Why Noticing Matters
Have you ever sat in the middle of a busy place and just watched people bustling past? When you do, you see them all going in their different directions with their personal needs and plans, often not even seeing what is around them, or each other. Likewise, have you ever sat by a river or on a beach or in a forest, and just noticed? Breathing in the air, hearing the noises of nature, smelling the scents all around you. It is so easy to get caught up in small problems of the everyday and forget to notice. When you are living life, rushing from one thing to the next, it is easy to forget to stop and appreciate the beauty of just being alive.
It is easy to become stuck in your own life and this creates selfishness. People who don’t seem to care about our planet or other people, are failing to notice. They are so caught up in their own agenda, beliefs, problems or goals, that they can not see all the others. Their actions are all about their own comfort, their own success, their own value and power.
I am very lucky to have grown up with parents who taught me to notice people and planet. To appreciate beauty in all things. To see other human beings, really notice them and connect. To appreciate nature and all her glory. In every day I see the sunlight, the way it creates shapes in the leaves of the trees, the wrinkled bark of the gumtrees on my morning walk, arms outstretched to hold the many birds who call form above. I see the mother koala and her baby on our walking track, peeking out with curiosity. I hear the creek dancing along the stones and smell the deep scent of wet earth and unfurling flowers. I also see other people and make connections with those who others might walk past.

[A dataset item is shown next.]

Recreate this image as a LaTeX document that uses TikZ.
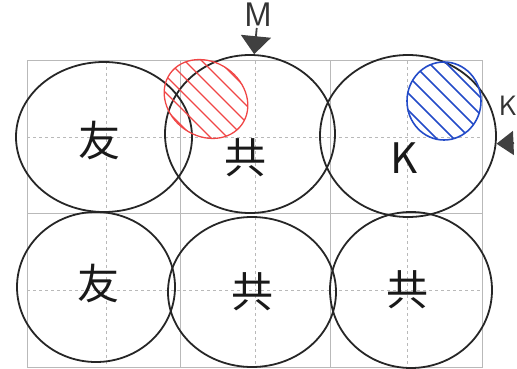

Recently we struck up a conversation with a cleaner in a busy aquarium. Everyone was focused on the penguin feeding, but we ended up finding out about her upcoming 50th birthday and her plans to celebrate it with her daughter in the same place we had just visited. To most other people in that room she was nothing but a passing object. To us, she enhanced our experience of that day, and I am sure we did the same for her.
One of the best ways to notice is to start with yourself and your own surroundings. This starts with appreciation of age – in stuff and in ourselves. We must stop the push to just valuing the new, the shiny, the pristine and the latest, and place genuine value on the importance of learning from people and things who have spent time in the world. Many of these people have spent a lot of time noticing the world. They have so much to share. Youth is wonderful but not at the expense of the old. Noticing the beauty of rust, speckled across a tin, the marks and dents in a timber dresser, worn steps on the porch, the many layers of bark in a tall tree, standing for hundreds of years. seeing the strength in something that has stood the test of time.
When it comes to noticing and valuing yourself, see the lines and wrinkles in your own face, that speak of the joy and sadness of a life…. grey flecks in your hair, marks on your body from all the living…. There are stories and wisdom in time. With age comes grace and generosity and knowledge. With time comes so much noticing. When I am in an old house in a storm I always feel safe knowing it has weathered many such events. When I see the way my eyes have changed shape, my face etched with many hours of laughter and tears, my legs softer, hips wider, all from experiencing life, lived days with grief and exquisite joy, I know I can weather any storm and I am home.
Noticing matters when it comes to your experience of life. It matters because it increases your mental health, it means you make the most of every day, and it grounds you in the moment. It also matters because when you see the rainbows, hear the wind, feel the sunshine, taste your morning cuppa, smell the beauty of the first rose, you are connected to our planet. Rushing blindly through life means you miss out. You fail to notice and you forget there is a much bigger world out there than the one on your to-do list. You are here but for a moment. Make sure you don’t miss it.